Write out, word for word, every line from the first one through the line that holds "bin_width = 0.05", and nothing else; skip the pictures.

Dataset section —

━━━━━━━━

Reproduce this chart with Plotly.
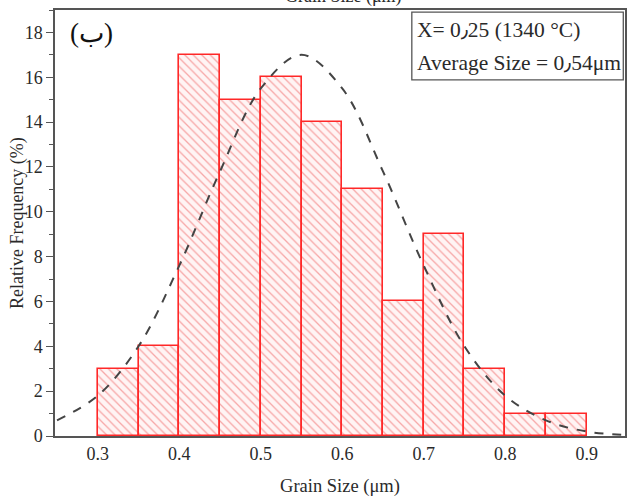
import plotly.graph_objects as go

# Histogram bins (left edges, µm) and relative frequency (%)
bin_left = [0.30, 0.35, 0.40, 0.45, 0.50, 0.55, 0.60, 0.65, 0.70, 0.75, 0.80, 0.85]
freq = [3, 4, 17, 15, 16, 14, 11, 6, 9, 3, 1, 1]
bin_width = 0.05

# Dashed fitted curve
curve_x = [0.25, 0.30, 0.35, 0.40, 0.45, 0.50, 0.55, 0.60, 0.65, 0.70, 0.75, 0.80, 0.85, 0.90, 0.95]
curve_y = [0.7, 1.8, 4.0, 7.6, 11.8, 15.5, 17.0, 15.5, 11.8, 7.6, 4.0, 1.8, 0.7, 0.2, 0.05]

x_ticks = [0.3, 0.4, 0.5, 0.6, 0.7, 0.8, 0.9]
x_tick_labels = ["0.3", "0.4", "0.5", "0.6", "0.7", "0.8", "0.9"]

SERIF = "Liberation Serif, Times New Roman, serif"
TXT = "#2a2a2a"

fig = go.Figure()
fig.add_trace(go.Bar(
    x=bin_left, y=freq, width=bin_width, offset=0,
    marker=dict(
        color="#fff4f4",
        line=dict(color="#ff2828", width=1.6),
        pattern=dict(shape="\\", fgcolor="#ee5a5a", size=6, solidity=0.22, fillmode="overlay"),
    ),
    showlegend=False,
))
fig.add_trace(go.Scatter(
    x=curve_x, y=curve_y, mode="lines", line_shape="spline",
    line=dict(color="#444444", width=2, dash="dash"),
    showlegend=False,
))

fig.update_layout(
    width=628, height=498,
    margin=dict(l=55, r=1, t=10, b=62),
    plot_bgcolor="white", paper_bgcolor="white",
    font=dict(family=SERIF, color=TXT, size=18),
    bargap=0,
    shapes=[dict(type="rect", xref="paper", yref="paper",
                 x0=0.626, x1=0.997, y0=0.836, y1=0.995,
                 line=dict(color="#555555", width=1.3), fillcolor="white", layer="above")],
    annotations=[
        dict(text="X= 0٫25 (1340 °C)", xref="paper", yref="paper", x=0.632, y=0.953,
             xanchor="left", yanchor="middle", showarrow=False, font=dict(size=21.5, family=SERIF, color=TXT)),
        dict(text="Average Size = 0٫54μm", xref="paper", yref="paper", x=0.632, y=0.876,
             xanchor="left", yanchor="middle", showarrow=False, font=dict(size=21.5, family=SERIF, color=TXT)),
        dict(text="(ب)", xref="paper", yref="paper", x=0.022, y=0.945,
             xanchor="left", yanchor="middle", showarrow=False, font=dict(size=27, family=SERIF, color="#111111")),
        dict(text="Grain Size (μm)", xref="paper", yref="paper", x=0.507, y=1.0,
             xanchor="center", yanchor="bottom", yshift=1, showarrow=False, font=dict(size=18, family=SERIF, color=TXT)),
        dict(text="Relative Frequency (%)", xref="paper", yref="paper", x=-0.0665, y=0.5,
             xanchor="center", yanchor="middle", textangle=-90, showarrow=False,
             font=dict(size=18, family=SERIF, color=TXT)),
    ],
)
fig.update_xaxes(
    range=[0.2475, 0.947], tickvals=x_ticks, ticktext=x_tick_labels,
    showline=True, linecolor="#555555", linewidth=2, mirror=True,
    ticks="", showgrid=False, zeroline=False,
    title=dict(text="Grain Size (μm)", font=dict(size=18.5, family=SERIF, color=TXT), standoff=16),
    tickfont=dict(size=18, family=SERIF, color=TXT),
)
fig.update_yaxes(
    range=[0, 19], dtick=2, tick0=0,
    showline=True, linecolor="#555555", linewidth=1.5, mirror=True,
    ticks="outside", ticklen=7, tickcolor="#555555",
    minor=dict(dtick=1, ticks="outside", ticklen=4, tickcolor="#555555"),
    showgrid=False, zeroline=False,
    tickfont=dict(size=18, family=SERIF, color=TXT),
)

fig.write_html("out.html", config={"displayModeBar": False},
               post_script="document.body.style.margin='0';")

━━━━━━━━

Solution to this problem —
Reproduce this chart with Plotly.
import plotly.graph_objects as go

# Histogram bins (left edges, µm) and relative frequency (%)
bin_left = [0.30, 0.35, 0.40, 0.45, 0.50, 0.55, 0.60, 0.65, 0.70, 0.75, 0.80, 0.85]
freq = [3, 4, 17, 15, 16, 14, 11, 6, 9, 3, 1, 1]
bin_width = 0.05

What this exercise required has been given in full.